## WHAT IS REQUIRED
Retype all of the listing exactly, passing over any picture you find.

## DATA
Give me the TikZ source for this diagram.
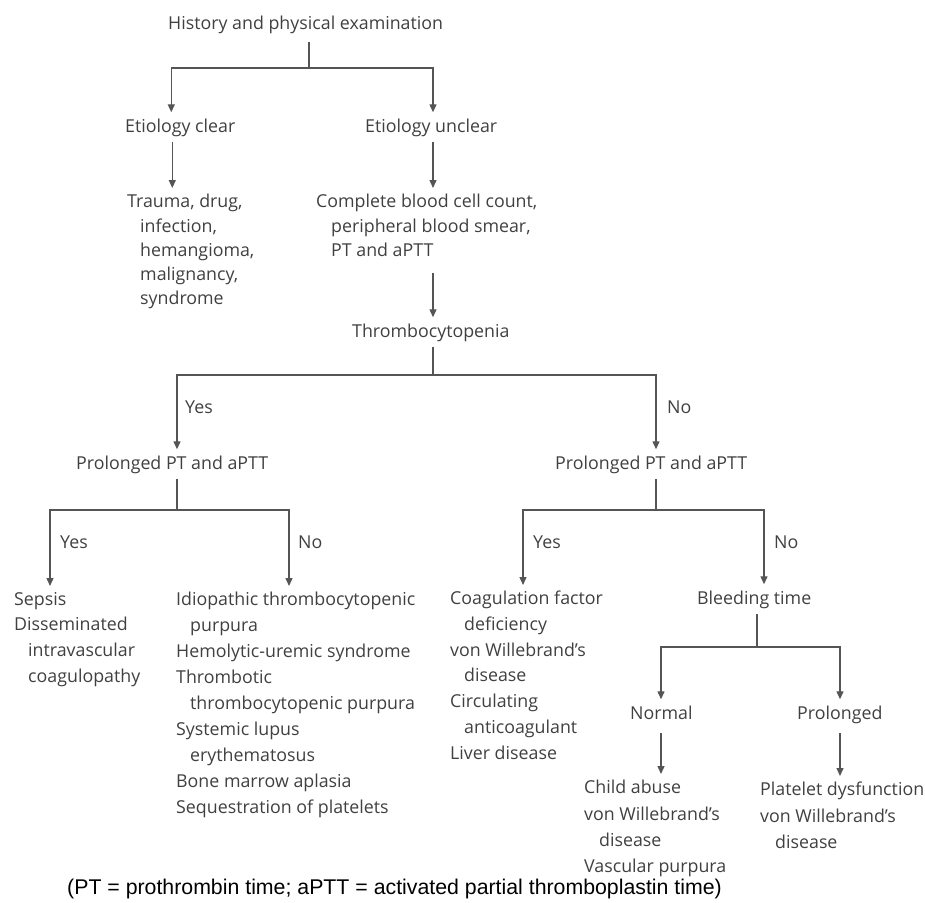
\documentclass[tikz,border=0pt]{standalone}
\usepackage{fontspec}
\setmainfont{Open Sans}
\newfontfamily\capfont{Liberation Sans}
\usetikzlibrary{arrows.meta}
\definecolor{tgray}{HTML}{404040}
\definecolor{lgray}{HTML}{555555}
\begin{document}
\begin{tikzpicture}[x=1pt,y=-1pt,
  txt/.style={inner xsep=0pt, inner ysep=6pt, text=tgray, font=\fontsize{17.8}{25.7}\selectfont},
  lst/.style={txt, align=left, anchor=north west},
  lab/.style={txt, anchor=base west},
  ln/.style={draw=lgray, line width=1.3pt},
  arr/.style={ln, -{Triangle[width=7pt,length=8pt]}}]
\useasboundingbox (0,0) rectangle (925,902);
% column coordinates
\coordinate (xa) at (50,0);
\coordinate (xb) at (289,0);
\coordinate (xc) at (523,0);
\coordinate (xd) at (764,0);
\coordinate (xe) at (661,0);
\coordinate (xf) at (840,0);
\coordinate (j1) at (309,68);
\coordinate (j2) at (433,375);
\coordinate (j3) at (177,510);
\coordinate (j4) at (656,510);
\coordinate (j5) at (757,647);
% nodes
\node[lab] (hist) at (168,29) {History and physical examination};
\node[lab] (ec) at (125,132) {Etiology clear};
\node[lab] (eu) at (365,132) {Etiology unclear};
\node[lst, font=\fontsize{17.8}{24.3}\selectfont] (tr) at (127,188) {Trauma, drug,\\\hspace*{13pt}infection,\\\hspace*{13pt}hemangioma,\\\hspace*{13pt}malignancy,\\\hspace*{13pt}syndrome};
\node[lst, font=\fontsize{17.8}{24.3}\selectfont] (cb) at (316,188) {Complete blood cell count,\\\hspace*{15pt}peripheral blood smear,\\\hspace*{15pt}PT and aPTT};
\node[lab] (th) at (352,337) {Thrombocytopenia};
\node[lab] (y1) at (185,413) {Yes};
\node[lab] (n1) at (667,413) {No};
\node[lab] (pl) at (76,469) {Prolonged PT and aPTT};
\node[lab] (pr) at (555,469) {Prolonged PT and aPTT};
\node[lab] (y2) at (60,548) {Yes};
\node[lab] (n2) at (298,548) {No};
\node[lab] (y3) at (533,548) {Yes};
\node[lab] (n3) at (774,548) {No};
\node[lst] (sep) at (14,586) {Sepsis\\Disseminated\\\hspace*{14pt}intravascular\\\hspace*{14pt}coagulopathy};
\node[lst, font=\fontsize{17.8}{26}\selectfont] (itp) at (176,586) {Idiopathic thrombocytopenic\\\hspace*{14pt}purpura\\Hemolytic-uremic syndrome\\Thrombotic\\\hspace*{14pt}thrombocytopenic purpura\\Systemic lupus\\\hspace*{14pt}erythematosus\\Bone marrow aplasia\\Sequestration of platelets};
\node[lst] (cf) at (450,585) {Coagulation factor\\\hspace*{14pt}deficiency\\von Willebrand's\\\hspace*{14pt}disease\\Circulating\\\hspace*{14pt}anticoagulant\\Liver disease};
\node[lab] (bt) at (697,604) {Bleeding time};
\node[lab] (nm) at (630,719) {Normal};
\node[lab] (pg) at (797,719) {Prolonged};
\node[lst, font=\fontsize{17.8}{26.3}\selectfont] (ca) at (584,774) {Child abuse\\von Willebrand's\\\hspace*{15pt}disease\\Vascular purpura};
\node[lst, font=\fontsize{17.8}{26.3}\selectfont] (pd) at (760,776) {Platelet dysfunction\\von Willebrand's\\\hspace*{15pt}disease};
\node[anchor=base west, inner sep=0pt, font=\capfont\fontsize{21.3}{25}\selectfont] (cap) at (67,894) {(PT = prothrombin time; aPTT = activated partial thromboplastin time)};
% connectors
\draw[ln] (hist.south -| j1) ++(0,3) -- (j1);
\draw[arr] (j1) -| ([xshift=-9pt]ec.north);
\draw[arr] (j1) -| (eu.north -| j2);
\draw[arr] ([xshift=-8pt]ec.south) -- ([xshift=-8pt]ec.south |- tr.north);
\draw[arr] (eu.south -| j2) -- (cb.north -| j2);
\draw[arr] (cb.south -| j2) ++(0,10) -- (th.north -| j2);
\draw[ln] (th.south -| j2) -- (j2);
\draw[arr] (j2) -| (pl.north -| j3);
\draw[arr] (j2) -| (pr.north -| j4);
\draw[ln] (pl.south -| j3) -- (j3);
\draw[arr] (j3) -| (sep.north -| xa);
\draw[arr] (j3) -| (itp.north -| xb);
\draw[ln] (pr.south -| j4) -- (j4);
\draw[arr] (j4) -| (cf.north -| xc);
\draw[arr] (j4) -| (bt.north -| xd);
\draw[ln] (bt.south -| j5) -- (j5);
\draw[arr] (j5) -| (nm.north -| xe);
\draw[arr] (j5) -| (pg.north -| xf);
\draw[arr] (nm.south -| xe) ++(0,8) -- (ca.north -| xe);
\draw[arr] (pg.south -| xf) ++(0,4) -- (pd.north -| xf);
\end{tikzpicture}
\end{document}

## RESULT OF THE EXERCISE
Give me the TikZ source for this diagram.
\documentclass[tikz,border=0pt]{standalone}
\usepackage{fontspec}
\setmainfont{Open Sans}
\newfontfamily\capfont{Liberation Sans}
\usetikzlibrary{arrows.meta}
\definecolor{tgray}{HTML}{404040}
\definecolor{lgray}{HTML}{555555}
\begin{document}
\begin{tikzpicture}[x=1pt,y=-1pt,
  txt/.style={inner xsep=0pt, inner ysep=6pt, text=tgray, font=\fontsize{17.8}{25.7}\selectfont},
  lst/.style={txt, align=left, anchor=north west},
  lab/.style={txt, anchor=base west},
  ln/.style={draw=lgray, line width=1.3pt},
  arr/.style={ln, -{Triangle[width=7pt,length=8pt]}}]
\useasboundingbox (0,0) rectangle (925,902);
% column coordinates
\coordinate (xa) at (50,0);
\coordinate (xb) at (289,0);
\coordinate (xc) at (523,0);
\coordinate (xd) at (764,0);
\coordinate (xe) at (661,0);
\coordinate (xf) at (840,0);
\coordinate (j1) at (309,68);
\coordinate (j2) at (433,375);
\coordinate (j3) at (177,510);
\coordinate (j4) at (656,510);
\coordinate (j5) at (757,647);
% nodes
\node[lab] (hist) at (168,29) {History and physical examination};
\node[lab] (ec) at (125,132) {Etiology clear};
\node[lab] (eu) at (365,132) {Etiology unclear};
\node[lst, font=\fontsize{17.8}{24.3}\selectfont] (tr) at (127,188) {Trauma, drug,\\\hspace*{13pt}infection,\\\hspace*{13pt}hemangioma,\\\hspace*{13pt}malignancy,\\\hspace*{13pt}syndrome};
\node[lst, font=\fontsize{17.8}{24.3}\selectfont] (cb) at (316,188) {Complete blood cell count,\\\hspace*{15pt}peripheral blood smear,\\\hspace*{15pt}PT and aPTT};
\node[lab] (th) at (352,337) {Thrombocytopenia};
\node[lab] (y1) at (185,413) {Yes};
\node[lab] (n1) at (667,413) {No};
\node[lab] (pl) at (76,469) {Prolonged PT and aPTT};
\node[lab] (pr) at (555,469) {Prolonged PT and aPTT};
\node[lab] (y2) at (60,548) {Yes};
\node[lab] (n2) at (298,548) {No};
\node[lab] (y3) at (533,548) {Yes};
\node[lab] (n3) at (774,548) {No};
\node[lst] (sep) at (14,586) {Sepsis\\Disseminated\\\hspace*{14pt}intravascular\\\hspace*{14pt}coagulopathy};
\node[lst, font=\fontsize{17.8}{26}\selectfont] (itp) at (176,586) {Idiopathic thrombocytopenic\\\hspace*{14pt}purpura\\Hemolytic-uremic syndrome\\Thrombotic\\\hspace*{14pt}thrombocytopenic purpura\\Systemic lupus\\\hspace*{14pt}erythematosus\\Bone marrow aplasia\\Sequestration of platelets};
\node[lst] (cf) at (450,585) {Coagulation factor\\\hspace*{14pt}deficiency\\von Willebrand's\\\hspace*{14pt}disease\\Circulating\\\hspace*{14pt}anticoagulant\\Liver disease};
\node[lab] (bt) at (697,604) {Bleeding time};
\node[lab] (nm) at (630,719) {Normal};
\node[lab] (pg) at (797,719) {Prolonged};
\node[lst, font=\fontsize{17.8}{26.3}\selectfont] (ca) at (584,774) {Child abuse\\von Willebrand's\\\hspace*{15pt}disease\\Vascular purpura};
\node[lst, font=\fontsize{17.8}{26.3}\selectfont] (pd) at (760,776) {Platelet dysfunction\\von Willebrand's\\\hspace*{15pt}disease};
\node[anchor=base west, inner sep=0pt, font=\capfont\fontsize{21.3}{25}\selectfont] (cap) at (67,894) {(PT = prothrombin time; aPTT = activated partial thromboplastin time)};
% connectors
\draw[ln] (hist.south -| j1) ++(0,3) -- (j1);
\draw[arr] (j1) -| ([xshift=-9pt]ec.north);
\draw[arr] (j1) -| (eu.north -| j2);
\draw[arr] ([xshift=-8pt]ec.south) -- ([xshift=-8pt]ec.south |- tr.north);
\draw[arr] (eu.south -| j2) -- (cb.north -| j2);
\draw[arr] (cb.south -| j2) ++(0,10) -- (th.north -| j2);
\draw[ln] (th.south -| j2) -- (j2);
\draw[arr] (j2) -| (pl.north -| j3);
\draw[arr] (j2) -| (pr.north -| j4);
\draw[ln] (pl.south -| j3) -- (j3);
\draw[arr] (j3) -| (sep.north -| xa);
\draw[arr] (j3) -| (itp.north -| xb);
\draw[ln] (pr.south -| j4) -- (j4);
\draw[arr] (j4) -| (cf.north -| xc);
\draw[arr] (j4) -| (bt.north -| xd);
\draw[ln] (bt.south -| j5) -- (j5);
\draw[arr] (j5) -| (nm.north -| xe);
\draw[arr] (j5) -| (pg.north -| xf);
\draw[arr] (nm.south -| xe) ++(0,8) -- (ca.north -| xe);
\draw[arr] (pg.south -| xf) ++(0,4) -- (pd.north -| xf);
\end{tikzpicture}
\end{document}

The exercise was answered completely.